I don’t know what it’s like to tough it out like my grandparents did, with hand-written work, using volumes of books or the Encyclopedia to write a short high school research paper, or draw my own lines to make graphs or hand-draw to illustrate something instead of finding suitable pictures on the web. In spite of the inconvenience that comes with trekking outside our home to use the computer at a friend’s house or from the Greenville Public Library, there was just no way I could function cut off completely from this technology --- at least not if I want to continue to maintain the activities I am involved in or even to keep up with school requirements and maintain good grades. It has become a staple of my daily living.

Our new standard for the expediency with which something can be accomplished and the amount of work we each need to do in a day have increased as technology has become more advanced. It makes it hard for those who are without a computer and internet access to keep up with the demands of time, and remain a part of this modern life.

One of the biggest godsends that came to me while I was mourning over my return to the Dark Ages is the 2 hr. internet and computer pass available at the Greenville Public Library five days a week. Putting forth an effort to make efficient use of my time, I’ve been able to get almost all of my work done, Monday through Friday. But then weekends were a problem. Mom and I had to call in favors from friends. But whatever method I tried, it made me feel stressed out and pressured for time--- it was not the ideal way to study!

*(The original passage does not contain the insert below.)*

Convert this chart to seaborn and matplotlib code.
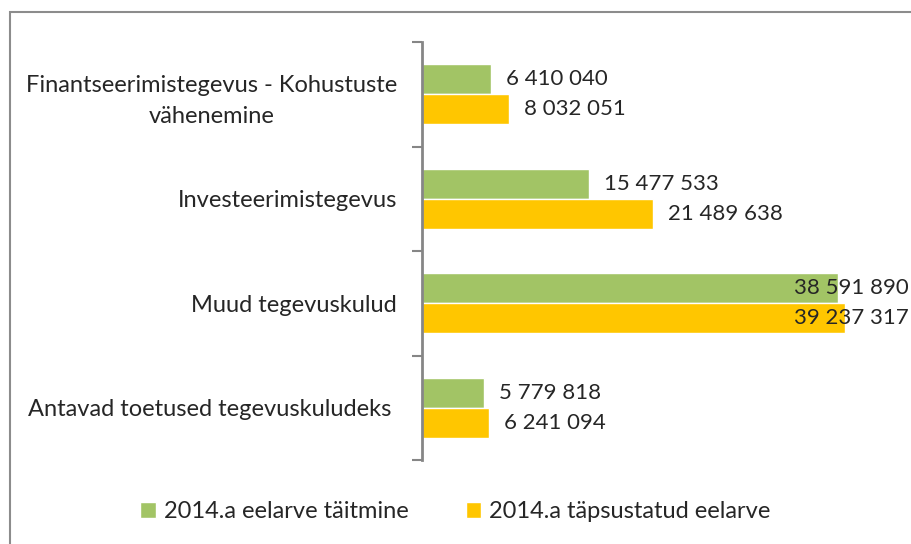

I did get some good news soon after – a glimpse of light at the end of the tunnel. The library changed its hours and is now open on Saturdays too! When this stint sans technology passes, I will walk away with a new appreciation for the dedication of those students without great resources who still strive to make the grades. I want to hand out my sincere thanks to the Greenville Public Library staff for giving students a place to seize the opportunities technology provides us.

As I feel the mouse and keyboard these days, I see it with a different level of respect especially after the recent event in Egypt. At the same time, something within me screams that we can’t lose our resourcefulness or our ability to do things in the old-fashioned way. Electronic devices may hold the key to a productive modern life and store all the knowledge we have gained, as was demonstrated by Watson’s, a robotic contestant on Jeopardy victory over two human returning champions … but may we as humans, who have been granted the wisdom to know how to use it, proceed with great care too, so that it does not ultimately destroy us.